Prof. Dr. Stefan Müller, Laura Peters
Rz. 260
Soweit die Finanzbehörde die Besteuerungsgrundlagen nicht ermitteln oder berechnen kann, hat sie jene zu schätzen (§ 162 Abs. 1 Satz 1 AO). Besteuerungsgrundlagen in diesem Sinne sind die Berechnungsgrundlagen der Steuer (wie z. B. Einnahmen, Betriebsausgaben, Umsatz, Bilanzposten etc.), nicht dagegen das Ergebnis (Gewinn oder Verlust) oder gar der Steuerbetrag.
Rz. 261
Legt der Steuerpflichtige seiner Steuererklärung keine Bilanz bei und ist es auch nicht möglich, eine solche mit verhältnismäßigem Aufwand aus der laufenden Buchführung und dem Inventar zu erstellen, so kann die Finanzbehörde eine so genannte Vollschätzung vornehmen.
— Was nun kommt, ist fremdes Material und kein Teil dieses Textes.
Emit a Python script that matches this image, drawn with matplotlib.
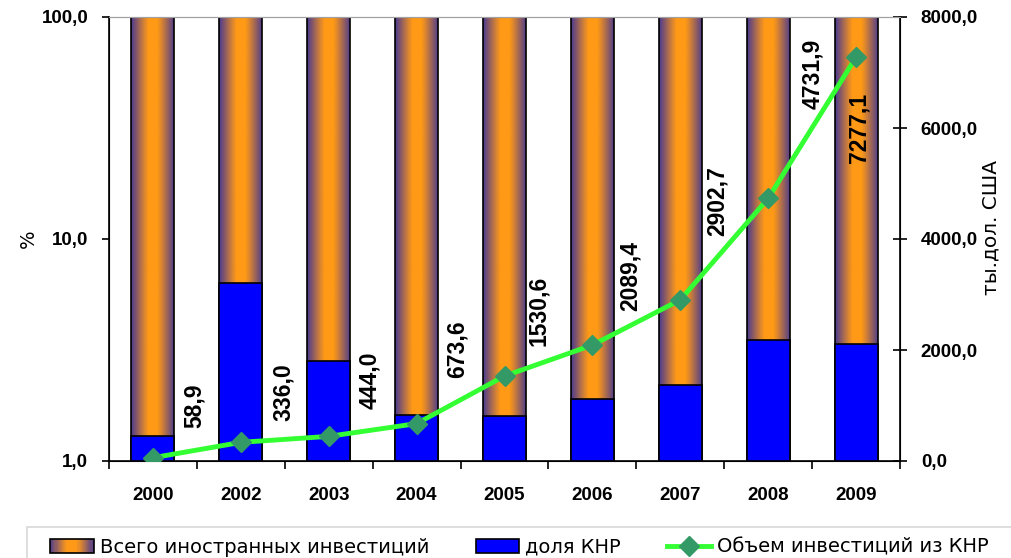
import numpy as np
import matplotlib.pyplot as plt
from matplotlib.patches import Rectangle
from matplotlib.lines import Line2D
from matplotlib.legend_handler import HandlerBase

plt.rcParams['font.family'] = ['Liberation Sans', 'DejaVu Sans']

years = ['2000', '2002', '2003', '2004', '2005', '2006', '2007', '2008', '2009']
total_share = [100, 100, 100, 100, 100, 100, 100, 100, 100]
china_share = [1.3, 6.36, 2.81, 1.61, 1.6, 1.91, 2.21, 3.51, 3.37]
china_volume = [58.9, 336.0, 444.0, 673.6, 1530.6, 2089.4, 2902.7, 4731.9, 7277.1]

# where the value labels sit relative to the points (pixels, up is +)
label_offsets = [(41, 52), (43, 50), (41, 56), (41, 74), (34, 65),
                 (38, 69), (37, 99), (44, 125), (3, -71)]

purple = np.array([0.30, 0.23, 0.56])
orange = np.array([1.0, 0.60, 0.09])


def gradient_colors(n=200):
    t = np.abs(np.linspace(-1, 1, n))
    s = np.clip((t - 0.2) / 0.8, 0, 1) ** 1.1
    return orange[None, :] * (1 - s[:, None]) + purple[None, :] * s[:, None]


grad = gradient_colors()


class GradientHandler(HandlerBase):
    def create_artists(self, legend, orig_handle, xdescent, ydescent,
                       width, height, fontsize, trans):
        arts = []
        n = 40
        for i in range(n):
            c = grad[int((i + 0.5) / n * len(grad))]
            arts.append(Rectangle((-xdescent + i * width / n, -ydescent), width / n + 0.3,
                                  height, facecolor=c, edgecolor='none', transform=trans))
        arts.append(Rectangle((-xdescent, -ydescent), width, height, facecolor='none',
                              edgecolor='black', lw=1.2, transform=trans))
        return arts


fig = plt.figure(figsize=(10.11, 5.58), dpi=100)
ax = fig.add_axes([109 / 1011, 1 - 461 / 558, (900 - 109) / 1011, (461 - 17) / 558])
x = np.arange(len(years))
w = 0.49

ax.set_yscale('log')
tot = ax.bar(x, np.array(total_share) - 1, bottom=1, width=w, facecolor='none',
             edgecolor='black', lw=1.2, zorder=3)
for rect in tot:
    x0 = rect.get_x()
    im = ax.imshow(grad[None, :, :], extent=[x0, x0 + rect.get_width(), 1, 100],
                   aspect='auto', interpolation='bilinear', zorder=2)
    im.set_clip_path(rect)
ax.bar(x, np.array(china_share) - 1, bottom=1, width=w, color='#0000FF',
       edgecolor='black', lw=1.2, zorder=4)

ax.set_xlim(-0.5, len(years) - 0.5)
ax.set_ylim(1, 100)
ax.set_yticks([1, 10, 100])
ax.set_yticklabels(['1,0', '10,0', '100,0'])
ax.minorticks_off()
ax.tick_params(axis='y', direction='out', length=5, width=1.2, pad=10,
               labelsize=13.5)
for lab in ax.get_yticklabels():
    lab.set_fontweight('bold')

ax.set_xticks(np.arange(-0.5, len(years), 1))
ax.set_xticklabels([])
ax.set_xticks(x, minor=True)
ax.set_xticklabels(years, minor=True)
ax.tick_params(axis='x', which='major', direction='out', length=6, width=1.2)
ax.tick_params(axis='x', which='minor', length=0, pad=19, labelsize=13.5)
for lab in ax.get_xticklabels(minor=True):
    lab.set_fontweight('bold')

ax.spines['top'].set_color('#A0A0A0')
ax.spines['left'].set_linewidth(1.2)
ax.spines['bottom'].set_linewidth(1.2)
ax.set_ylabel('%', fontsize=14, family='DejaVu Sans')
ax.yaxis.set_label_coords(-0.09, 0.5)

ax2 = ax.twinx()
ax2.plot(x, china_volume, color='#33FF33', lw=3.5, marker='D', ms=10,
         mfc='#339966', mec='#339966', zorder=5)
ax2.set_ylim(0, 8000)
ax2.set_yticks(np.arange(0, 8001, 2000))
ax2.set_yticklabels([f'{v:.1f}'.replace('.', ',') for v in np.arange(0, 8001, 2000)])
ax2.tick_params(axis='y', direction='inout', length=10, width=1.2, pad=10,
                labelsize=13.5)
for lab in ax2.get_yticklabels():
    lab.set_fontweight('bold')
ax2.spines['right'].set_linewidth(1.2)
ax2.spines['top'].set_color('#A0A0A0')
ax2.set_ylabel('ты.дол. США', fontsize=14.5, family='DejaVu Sans')
ax2.yaxis.set_label_coords(1.103, 0.525)

for xi, v, (dx, dy) in zip(x, china_volume, label_offsets):
    ax2.annotate(f'{v:.1f}'.replace('.', ','), (xi, v), xytext=(dx, dy),
                 textcoords='offset pixels', rotation=90, ha='center', va='center',
                 fontsize=16.5, fontweight='bold', zorder=6)

# legend frame runs off the bottom-right of the picture
fig.patches.append(Rectangle((27 / 1011, -0.1), 1.0, (558 - 527) / 558 + 0.1,
                             transform=fig.transFigure, fill=False,
                             edgecolor='#D8D8D8', lw=1.2))

h1 = Rectangle((0, 0), 1, 1)
h2 = Rectangle((0, 0), 1, 1, facecolor='#0000FF', edgecolor='black', lw=1.2)
h3 = Line2D([], [], color='#33FF33', lw=3.5, marker='D', ms=10,
            mfc='#339966', mec='#339966')
leg = fig.legend([h1, h2, h3],
                 ['Всего иностранных инвестиций', 'доля КНР', 'Объем инвестиций из КНР'],
                 handler_map={h1: GradientHandler()},
                 loc='upper left', bbox_to_anchor=(39.3 / 1011, 1 - 527 / 558), ncol=3,
                 frameon=False,
                 handlelength=2.25, handleheight=0.75, handletextpad=0.3,
                 columnspacing=2.4, borderaxespad=0, borderpad=0.55,
                 prop={'size': 14, 'family': 'DejaVu Sans'})

fig.savefig('out.png', dpi=100)
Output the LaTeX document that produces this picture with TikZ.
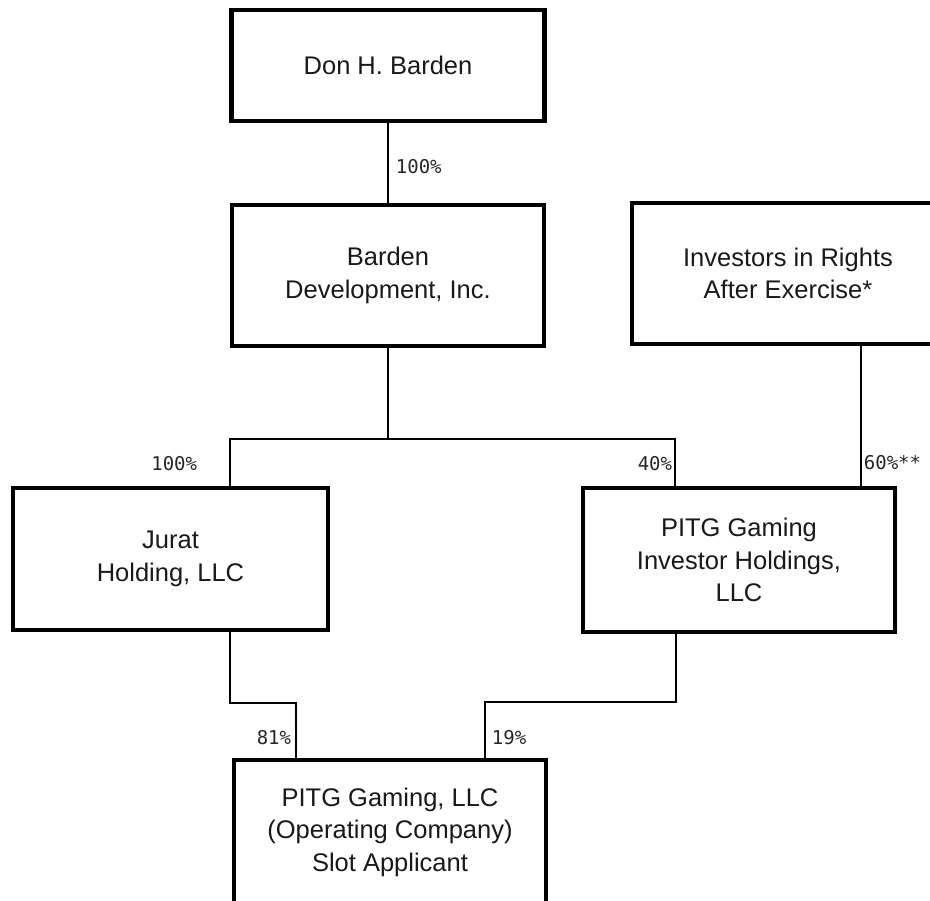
\documentclass[tikz,border=0pt]{standalone}
\usepackage{fontspec}
\setmainfont{Liberation Sans}
\newfontfamily\pctfont{DejaVu Sans Mono}

\begin{document}
\begin{tikzpicture}[
    x=1pt, y=-1pt,
    line width=1.8pt,
    orgnode/.style={
        rectangle,
        draw,
        line width=4.5pt,
        inner sep=0pt,
        minimum width=312pt,
        minimum height=141pt,
        align=center,
        text=black!90,
        font=\fontsize{25.5}{32.5}\selectfont,
    },
    pctnode/.style={
        inner sep=0pt,
        text=black!85,
        font=\pctfont\fontsize{19}{20}\selectfont,
    },
]

    \useasboundingbox (0,0) rectangle (930,901);
    \clip (0,0) rectangle (930,901);

    \node[orgnode, minimum width=313pt, minimum height=111pt] (don) at (388,65.5) {Don H. Barden};
    \node[orgnode] (bdi)   at (388,275.5) {Barden\\Development, Inc.};
    \node[orgnode] (inv)   at (788,273.5) {Investors in Rights\\After Exercise*};
    \node[orgnode, minimum width=315pt, minimum height=142pt] (jurat) at (170.5,559) {Jurat\\Holding, LLC};
    \node[orgnode, minimum height=144pt] (hold)  at (739,560) {PITG Gaming\\Investor Holdings,\\LLC};
    \node[orgnode, minimum height=144pt] (llc)   at (390,832) {PITG Gaming, LLC\\(Operating Company)\\Slot Applicant};

    \coordinate (ja) at (230,439);
    \coordinate (ha) at (675,439);
    \coordinate (ra) at (861,400);
    \coordinate (jb) at (230,703);
    \coordinate (jc) at (296,703);
    \coordinate (hb) at (676,702);
    \coordinate (hc) at (485,702);

    \draw (don.south) -- (bdi.north);
    \draw (bdi.south) -- (bdi.south |- ja);
    \draw (jurat.north -| ja) -- (ja) -- (ha) -- (hold.north -| ha);
    \draw (inv.south -| ra) -- (hold.north -| ra);
    \draw (jurat.south -| jb) -- (jb) -- (jc) -- (llc.north -| jc);
    \draw (hold.south -| hb) -- (hb) -- (hc) -- (llc.north -| hc);

    \node[pctnode, anchor=west] (p100a) at (395,167) {100\%};
    \node[pctnode, anchor=east] (p100b) at (198,464) {100\%};
    \node[pctnode, anchor=east] (p40)   at (673,464) {40\%};
    \node[pctnode, anchor=west] (p60)   at (863,463) {60\%**};
    \node[pctnode, anchor=east] (p81)   at (292,738) {81\%};
    \node[pctnode, anchor=west] (p19)   at (491,738) {19\%};

\end{tikzpicture}
\end{document}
Mit Hilfe der Schätzung soll ein Ergebnis gefunden werden, das die "größte Wahrscheinlichkeit der Richtigkeit für sich hat". Wurde die Schätzung durch ein pflichtwidriges Verhalten des Steuerpflichtigen notwendig, so kann bei der Schätzung an die obere Grenze des noch wahrscheinlichen Ergebnisses gegangen werden. Als Methoden der Schätzung kommen der innere und äußere Betriebsvergleich sowie die Einzelschätzung in Betracht: Bei innerem Betriebsvergleich werden die Lücken einer Periode durch Vergleich mit den Werten anderer Perioden im gleichen Betrieb geschlossen. Der äußere Betriebsvergleich hingegen basiert auf einer Orientierung an Vergleichsbetrieben. Bei der Einzelschätzung geht man von feststellbaren Merkmalen (wie z. B. Wareneinsatz, Produktionskapazität etc.), die einen Schluss auf die Höhe des fehlenden Wertes zulassen, aus.
Rz. 262
Die Schätzung ist als milderes Mittel nach dem Grundsatz der Verhältnismäßigkeit der Festsetzung eines Zwangsgeldes vorzuziehen. Dies wird in der Praxis bereits deshalb geschehen, da die Schätzung mit weniger Aufwand schneller zum gewollten Ergebnis (Ermittlung der Besteuerungsgrundlagen und Festsetzung der Steuer) führt.